Sebagian ulama bahkan berpandangan bahwa dimanapun orang Islam berada dan mereka aman jiwanya, aman hartanya dan boleh manjalankan kewajibannya walaupun pemerintahnya adalah non islam, tetapi mereka tetap dikatakan hidup dalam negeri Islam atau Darul Islam. Varian yang digunakan untuk menentukan apakah negeri itu Darul salam atau Darul kufur adalah varian keamanan itu sendiri. Artinya, di manapun kita berada dan kita merasakan keamanan dan bebas menjalankan nilai-nilai dan ajaran agama kita, maka negeri itu adalah negeri Islam walaupun pemerintahnya adalah non-muslim dan mayoritas penduduknya adalah non-muslim.

Pandangan ulama-ulama tersebut di atas menunjukkan bahwa hanya negeri yang sedang berperang dapat dikatakan sebagai negeri perang, akan tetapi negeri yang damai, aman dan tenteram seperti Indonesia adalah Darul Islam atau negeri yang damai. Oleh karena itu, hijrah dan jihad dengan cara kekerasan tidak dibolehkan dan mereka yang melakukan tindak kekerasan dalam negeri tersebut dikenakan hukum yang berlaku dalam Islam atau bahkan mereka itu harus dibuang jauh dari negeri ini.

Lalu bagaimana dengan pelaku pemboman bunuh diri di tiga gereja dan Polresta Surabaya kemarin? Apakah mereka mati syahid sebagaimana yang digembor-gemborkan oleh pendukungnya di media-media sosial dan mendoakan mereka agar diterima disisi Allah sebagai syuhada? Bagaimana nasib anak-anak yang telah ikut bunuh diri hanya karena ajakan orang tuanya?

Tidak satupun dalil Alqur’an dan hadis dan ulama-ulama klasik yang mengatakan bahwa itu adalah syahid bahkan sepakat itu adalah perbuatan keji dan haram hukumnya, bahkan termasuk perbuatan syirik dan kufur nikma atau mengkufuri nikmat Tuhan, apalagi membawa anak-anaknya ikut dalam bunuh diri dimaksud. Ini sungguh kekeliruan yang luar biasa yang harus dihentikan karena telah menodai diri sendiri dan ajaran Islam itu sendiri.

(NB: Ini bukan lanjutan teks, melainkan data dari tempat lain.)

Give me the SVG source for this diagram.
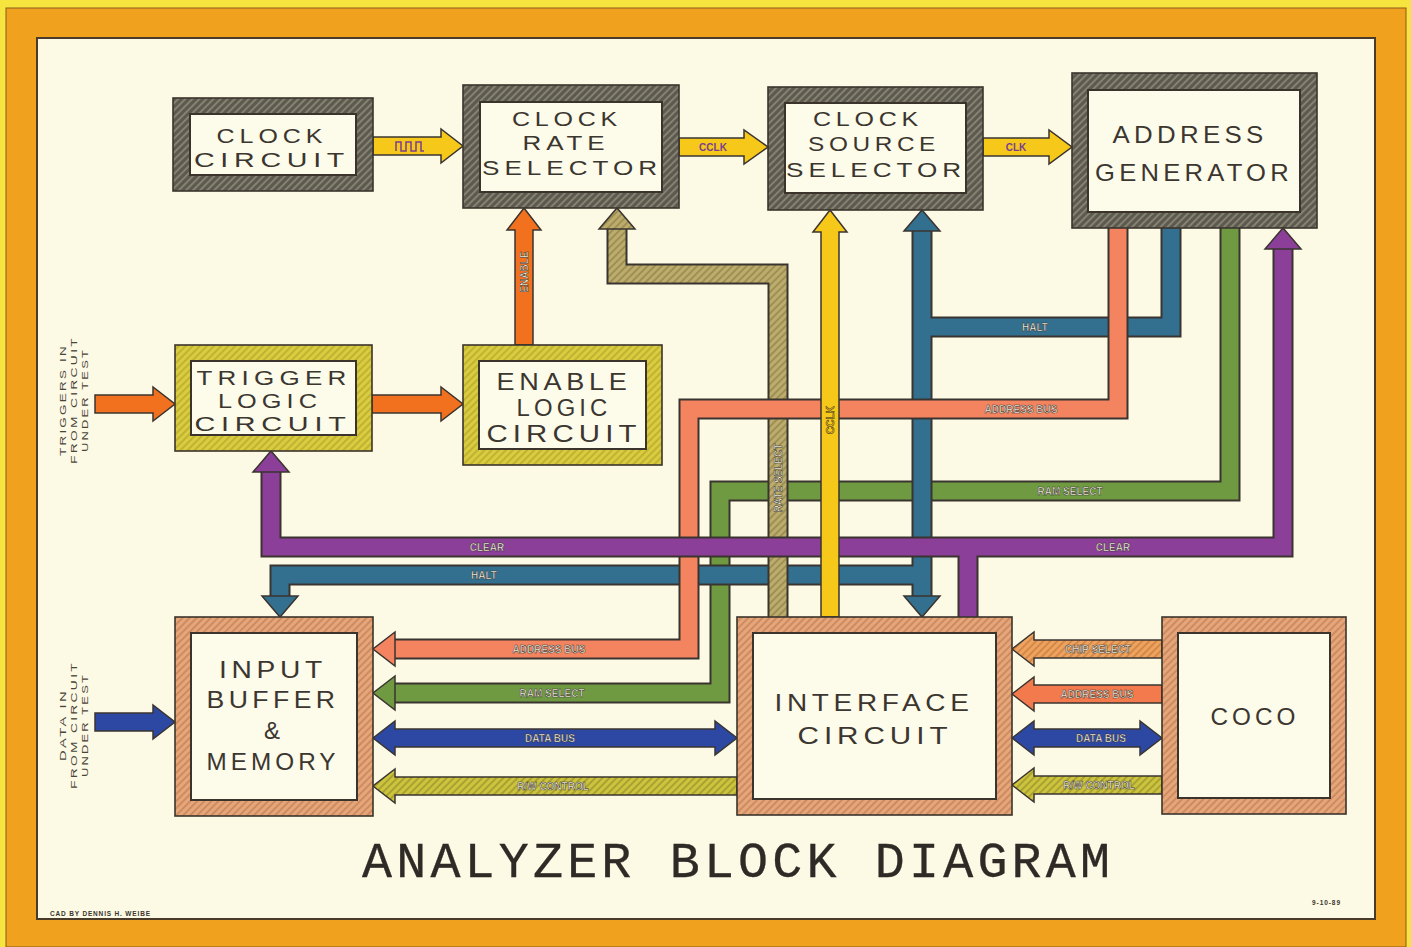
<svg xmlns="http://www.w3.org/2000/svg" width="1411" height="947" viewBox="0 0 1411 947">
<defs>
<pattern id="hGray" width="5" height="5" patternUnits="userSpaceOnUse" patternTransform="rotate(45)"><rect width="5" height="5" fill="#5c5a4f"/><line x1="1" y1="0" x2="1" y2="5" stroke="#9b9784" stroke-width="1.3"/></pattern>
<pattern id="hYel" width="5" height="5" patternUnits="userSpaceOnUse" patternTransform="rotate(45)"><rect width="5" height="5" fill="#d9cc3e"/><line x1="1" y1="0" x2="1" y2="5" stroke="#b3a52c" stroke-width="1.3"/></pattern>
<pattern id="hTan" width="5" height="5" patternUnits="userSpaceOnUse" patternTransform="rotate(45)"><rect width="5" height="5" fill="#e5a679"/><line x1="1" y1="0" x2="1" y2="5" stroke="#c27d55" stroke-width="1.3"/></pattern>
<pattern id="hKhaki" width="5" height="5" patternUnits="userSpaceOnUse" patternTransform="rotate(45)"><rect width="5" height="5" fill="#bdad6c"/><line x1="1" y1="0" x2="1" y2="5" stroke="#8e7f48" stroke-width="1.3"/></pattern>
<pattern id="hOlive" width="5" height="5" patternUnits="userSpaceOnUse" patternTransform="rotate(45)"><rect width="5" height="5" fill="#cdc43e"/><line x1="1" y1="0" x2="1" y2="5" stroke="#978e2c" stroke-width="1.3"/></pattern>
<pattern id="hChip" width="5" height="5" patternUnits="userSpaceOnUse" patternTransform="rotate(45)"><rect width="5" height="5" fill="#eea45f"/><line x1="1" y1="0" x2="1" y2="5" stroke="#c67a3e" stroke-width="1.3"/></pattern>
</defs>
<style>
.frame{stroke:#3a342c;stroke-width:1.6}
.inner{fill:#fdfbea;stroke:#3a342c;stroke-width:2}
.nt{font-family:"Liberation Sans",Arial,sans-serif;font-size:24px;letter-spacing:4px;fill:#3b362f;text-anchor:middle}
.s20{font-size:20px}
.s21{font-size:21px}
.s23{font-size:23px}
.o{fill:none;stroke:#3a3430;stroke-width:21;stroke-linejoin:miter}
.band{fill:none;stroke-width:17;stroke-linejoin:miter}
.ah{stroke:#3a3430;stroke-width:1.5;stroke-linejoin:miter}
.lbl{font-family:"Liberation Sans Narrow","Liberation Sans",Arial,sans-serif;font-size:10px;font-weight:bold;fill:#fffbea;stroke:#2e2a26;stroke-width:0.5;text-anchor:middle}
.lbd{font-family:"Liberation Sans Narrow","Liberation Sans",Arial,sans-serif;font-size:10px;font-weight:bold;fill:#7a3f8f;text-anchor:middle}
.side{font-family:"Liberation Sans",Arial,sans-serif;font-size:9px;letter-spacing:1.5px;fill:#4a4438;text-anchor:middle}
</style>
<rect x="0" y="0" width="1411" height="947" fill="#f6e53e"/>
<rect x="6" y="8" width="1400" height="939" fill="#f0a11e" stroke="#8a5a1a" stroke-width="1"/>
<rect x="37" y="38" width="1338" height="881" fill="#fcf9e4" stroke="#4a3a2a" stroke-width="2"/>

<g id="connectors">
  <g id="ram-select-bus">
    <path class="o" d="M1230,228 V491 H720 V693 H395"/>
    <path class="band" stroke="#6f9a42" d="M1230,228 V491 H720 V693 H395"/>
    <polygon class="ah" fill="#6f9a42" points="395,676 373,693 395,710"/>
  </g>
  <g id="halt-bus">
    <path class="o" d="M1171,228 V327 H922 M922,231 V596 M922,575 H280 V596"/>
    <path class="band" stroke="#33708f" d="M1171,228 V327 H922 M922,231 V596 M922,575 H280 V596"/>
    <polygon class="ah" fill="#33708f" points="904,231 922,210 940,231"/>
    <polygon class="ah" fill="#33708f" points="904,596 922,617 940,596"/>
    <polygon class="ah" fill="#33708f" points="262,596 280,617 298,596"/>
  </g>
  <g id="rate-select-bus">
    <path class="o" d="M778,617 V274 H617 V229"/>
    <path class="band" stroke="url(#hKhaki)" d="M778,617 V274 H617 V229"/>
    <polygon class="ah" fill="url(#hKhaki)" points="599,229 617,208 635,229"/>
  </g>
  <g id="address-bus">
    <path class="o" d="M1118,228 V409 H689 V649 H395"/>
    <path class="band" stroke="#f3845f" d="M1118,228 V409 H689 V649 H395"/>
    <polygon class="ah" fill="#f3845f" points="395,632 373,649 395,666"/>
  </g>
  <g id="clear-bus">
    <path class="o" d="M271,472 V547 H1283 V249 M968,547 V617"/>
    <path class="band" stroke="#8b3f98" d="M271,472 V547 H1283 V249 M968,547 V617"/>
    <polygon class="ah" fill="#8b3f98" points="253,472 271,451 289,472"/>
    <polygon class="ah" fill="#8b3f98" points="1265,249 1283,228 1301,249"/>
  </g>
  <polygon class="ah" fill="#f6c81a" points="373,137 441,137 441,129 463,146 441,163 441,155 373,155"/>
  <polyline points="396,151 396,142 401,142 401,151 406,151 406,142 411,142 411,151 416,151 416,142 421,142 421,151 424,151" fill="none" stroke="#7a3f8f" stroke-width="1.5"/>
  <polygon class="ah" fill="#f6c81a" points="679,138 744,138 744,130 768,147 744,164 744,156 679,156"/>
  <polygon class="ah" fill="#f6c81a" points="983,138 1049,138 1049,130 1072,147 1049,164 1049,156 983,156"/>
  <polygon class="ah" fill="#f2711f" points="95,395 153,395 153,387 175,404 153,421 153,413 95,413"/>
  <polygon class="ah" fill="#f2711f" points="372,395 441,395 441,387 463,404 441,421 441,413 372,413"/>
  <polygon class="ah" fill="#f2711f" points="515,345 515,230 507,230 524,208 541,230 533,230 533,345"/>
  <polygon class="ah" fill="#f6c81a" points="821,617 821,232 813,232 830,210 847,232 839,232 839,617"/>
  <polygon class="ah" fill="#2d48a2" points="95,713 153,713 153,705 175,722 153,739 153,731 95,731"/>
  <polygon class="ah" fill="#2d48a2" points="373,738 395,721 395,729 715,729 715,721 737,738 715,755 715,747 395,747 395,755"/>
  <polygon class="ah" fill="url(#hOlive)" points="737,777 395,777 395,769 373,786 395,803 395,795 737,795"/>
  <polygon class="ah" fill="url(#hChip)" points="1162,640 1034,640 1034,632 1012,649 1034,666 1034,658 1162,658"/>
  <polygon class="ah" fill="#f27a4c" points="1162,685 1034,685 1034,677 1012,694 1034,711 1034,703 1162,703"/>
  <polygon class="ah" fill="#2d48a2" points="1012,738 1034,721 1034,729 1140,729 1140,721 1162,738 1140,755 1140,747 1034,747 1034,755"/>
  <polygon class="ah" fill="url(#hOlive)" points="1162,776 1034,776 1034,768 1012,785 1034,802 1034,794 1162,794"/>
  <text class="lbd" x="713" y="151">CCLK</text>
  <text class="lbd" x="1016" y="151">CLK</text>
  <text class="lbl" x="1035" y="331">HALT</text>
  <text class="lbl" x="1021" y="413">ADDRESS BUS</text>
  <text class="lbl" x="1070" y="495">RAM SELECT</text>
  <text class="lbl" x="1113" y="551">CLEAR</text>
  <text class="lbl" x="487" y="551">CLEAR</text>
  <text class="lbl" x="484" y="579">HALT</text>
  <text class="lbl" x="549" y="653">ADDRESS BUS</text>
  <text class="lbl" x="552" y="697">RAM SELECT</text>
  <text class="lbl" x="550" y="742">DATA BUS</text>
  <text class="lbl" x="553" y="790">R/W CONTROL</text>
  <text class="lbl" x="1098" y="653">CHIP SELECT</text>
  <text class="lbl" x="1097" y="698">ADDRESS BUS</text>
  <text class="lbl" x="1101" y="742">DATA BUS</text>
  <text class="lbl" x="1099" y="789">R/W CONTROL</text>
  <text class="lbl" transform="translate(524,272) rotate(-90)" y="3.5">ENABLE</text>
  <text class="lbl" transform="translate(778,478) rotate(-90)" y="3.5">RATE SELECT</text>
  <text class="lbl" transform="translate(830,420) rotate(-90)" y="3.5" style="fill:#f6c81a;stroke:#2e2a26">CCLK</text>
</g>

<g id="clock-circuit">
  <rect class="frame" x="173" y="98" width="200" height="93" fill="url(#hGray)"/>
  <rect class="inner" x="190" y="114" width="166" height="61"/>
  <text class="nt s20" x="272" y="143" textLength="111" lengthAdjust="spacingAndGlyphs">CLOCK</text>
  <text class="nt s20" x="272" y="167" textLength="156" lengthAdjust="spacingAndGlyphs">CIRCUIT</text>
</g>
<g id="clock-rate-selector">
  <rect class="frame" x="463" y="85" width="216" height="123" fill="url(#hGray)"/>
  <rect class="inner" x="480" y="102" width="182" height="90"/>
  <text class="nt s21" x="567" y="126" textLength="110" lengthAdjust="spacingAndGlyphs">CLOCK</text>
  <text class="nt s21" x="566" y="150" textLength="87" lengthAdjust="spacingAndGlyphs">RATE</text>
  <text class="nt s21" x="572" y="175" textLength="180" lengthAdjust="spacingAndGlyphs">SELECTOR</text>
</g>
<g id="clock-source-selector">
  <rect class="frame" x="768" y="87" width="215" height="123" fill="url(#hGray)"/>
  <rect class="inner" x="785" y="103" width="181" height="90"/>
  <text class="nt s21" x="868" y="126" textLength="110" lengthAdjust="spacingAndGlyphs">CLOCK</text>
  <text class="nt s21" x="874" y="151" textLength="132" lengthAdjust="spacingAndGlyphs">SOURCE</text>
  <text class="nt s21" x="876" y="177" textLength="180" lengthAdjust="spacingAndGlyphs">SELECTOR</text>
</g>
<g id="address-generator">
  <rect class="frame" x="1072" y="73" width="245" height="155" fill="url(#hGray)"/>
  <rect class="inner" x="1088" y="90" width="212" height="122"/>
  <text class="nt" x="1190" y="143" textLength="155" lengthAdjust="spacingAndGlyphs">ADDRESS</text>
  <text class="nt" x="1194" y="181" textLength="198" lengthAdjust="spacingAndGlyphs">GENERATOR</text>
</g>
<g id="trigger-logic-circuit">
  <rect class="frame" x="175" y="345" width="197" height="106" fill="url(#hYel)"/>
  <rect class="inner" x="191" y="361" width="165" height="74"/>
  <text class="nt s20" x="274" y="385" textLength="155" lengthAdjust="spacingAndGlyphs">TRIGGER</text>
  <text class="nt s20" x="270" y="408" textLength="104" lengthAdjust="spacingAndGlyphs">LOGIC</text>
  <text class="nt s20" x="273" y="431" textLength="157" lengthAdjust="spacingAndGlyphs">CIRCUIT</text>
</g>
<g id="enable-logic-circuit">
  <rect class="frame" x="463" y="345" width="199" height="120" fill="url(#hYel)"/>
  <rect class="inner" x="479" y="361" width="167" height="88"/>
  <text class="nt s23" x="564" y="390" textLength="135" lengthAdjust="spacingAndGlyphs">ENABLE</text>
  <text class="nt s23" x="564" y="416" textLength="95" lengthAdjust="spacingAndGlyphs">LOGIC</text>
  <text class="nt s23" x="564" y="442" textLength="155" lengthAdjust="spacingAndGlyphs">CIRCUIT</text>
</g>
<g id="input-buffer-memory">
  <rect class="frame" x="175" y="617" width="198" height="199" fill="url(#hTan)"/>
  <rect class="inner" x="191" y="633" width="166" height="167"/>
  <text class="nt" x="273" y="678" textLength="108" lengthAdjust="spacingAndGlyphs">INPUT</text>
  <text class="nt" x="273" y="708" textLength="133" lengthAdjust="spacingAndGlyphs">BUFFER</text>
  <text class="nt" x="272" y="739" style="letter-spacing:0">&amp;</text>
  <text class="nt" x="273" y="770" textLength="133" lengthAdjust="spacingAndGlyphs">MEMORY</text>
</g>
<g id="interface-circuit">
  <rect class="frame" x="737" y="617" width="275" height="198" fill="url(#hTan)"/>
  <rect class="inner" x="753" y="633" width="243" height="166"/>
  <text class="nt" x="874" y="711" textLength="199" lengthAdjust="spacingAndGlyphs">INTERFACE</text>
  <text class="nt" x="875" y="744" textLength="155" lengthAdjust="spacingAndGlyphs">CIRCUIT</text>
</g>
<g id="coco">
  <rect class="frame" x="1162" y="617" width="184" height="197" fill="url(#hTan)"/>
  <rect class="inner" x="1178" y="633" width="152" height="165"/>
  <text class="nt" x="1255" y="725" textLength="89" lengthAdjust="spacingAndGlyphs">COCO</text>
</g>

<g id="side-texts">
  <text class="side" transform="translate(66,400) rotate(-90)" textLength="112" lengthAdjust="spacingAndGlyphs">TRIGGERS IN</text>
  <text class="side" transform="translate(77,400) rotate(-90)" textLength="128" lengthAdjust="spacingAndGlyphs">FROM CIRCUIT</text>
  <text class="side" transform="translate(88,400) rotate(-90)" textLength="104" lengthAdjust="spacingAndGlyphs">UNDER TEST</text>
  <text class="side" transform="translate(66,725) rotate(-90)" textLength="72" lengthAdjust="spacingAndGlyphs">DATA IN</text>
  <text class="side" transform="translate(77,725) rotate(-90)" textLength="128" lengthAdjust="spacingAndGlyphs">FROM CIRCUIT</text>
  <text class="side" transform="translate(88,725) rotate(-90)" textLength="104" lengthAdjust="spacingAndGlyphs">UNDER TEST</text>
</g>

<text x="736" y="877" textLength="748" lengthAdjust="spacing" style="font-family:'Liberation Mono','Courier New',monospace;font-size:50px;fill:#2e2a26;stroke:#2e2a26;stroke-width:0.3;text-anchor:middle">ANALYZER BLOCK DIAGRAM</text>
<text x="50" y="916" textLength="100" lengthAdjust="spacing" style="font-family:'Liberation Sans',Arial,sans-serif;font-size:6.5px;font-weight:bold;fill:#3a342c">CAD BY DENNIS H. WEIBE</text>
<text x="1312" y="905" textLength="28" lengthAdjust="spacing" style="font-family:'Liberation Sans',Arial,sans-serif;font-size:6.5px;font-weight:bold;fill:#3a342c">9-10-89</text>
</svg>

Pemikiran jihad, syahid dan bunuh diri cukup kental di tengah-tengah kelompok radikal terorisme yang berafiliasi ke ideologi salafi jihadi bukan saja yang ada di luar negeri tetapi juga yang di Indonesia. Mereka meyakini bahwa orang-orang Islam di Indonesia harus di-Islamkan kembali karena mereka adalah murtad dengan mendukung pemerintahan thoghut yang tidak menjalankan syariat Islam. Konsekuensinya, dalam pandangan mereka membunuh orang murtad adalah sesuatu yang dibolehkan bahkan diwajibkan apalagi dengan orang-orang selain muslim.

Pandangan sesat mereka menganggap bahwa cara bunuh diri adalah salah satu cara efektif melawan musuh dan menunjukkan bahwa mereka memiliki eksistensi. Tujuannya adalah untuk merusak kedamaian, ketenteraman dan menciptakan kekacauan di tengah masyarakat. Mereka mengabaikan ajaran-ajaran inti Islam dan mengesampingkan pandangan dan hukum Islam itu sendiri serta mengekploitasi dan mendistorsi ayat-ayat dan hadis-hadis Nabi. Perilaku kekerasan yang menjadi ciri khas mereka ini tidak mudah mengubahnya karena doktrin yang cukup kental oleh tokoh-tokoh radikal dan terroris.

Kewajiban kita adalah bagaimana meminimalisir penyebaran paham radikal ini berkembang dan tumbuh subur di tengah masyarakat karena jika pencegahan ini tidak dilakukan secara ekstra maka laju penyebarannya akan semakin terbuka apalagi di era komunikasi yang begitu canggih saat ini. Umat Islam berkewajiban memberantas dan membersihkan pemahaman ini agar anak-anak muda dan masyarakat tidak terkontamisasi dengan ideologi ini.

Jika hanya diam menyaksikan penyebaran paham yang tumbuh subur di tengah-tengah masyarakat kita saat ini, maka bukan saja pemerintah dan aparat keamanan yang akan kesulitan menangani masalah ini tetapi masyarakat akan ikut menanggung resikonya. Pemikiran radikal atas nama agama terkesan dibiarkan bahkan terdapat kecenderung sebagian kelompok bersimpati dan mendukung penyebaran ini karena menganggap sebagai sebuah gerakan islamisasi padahal muatan dari gerakan ini bukan saja menghancurkan sendi-sendi kehidupan berbangsa dan bernegara di negeri kita ini, tetapi juga akan merusak citra agama itu sendiri.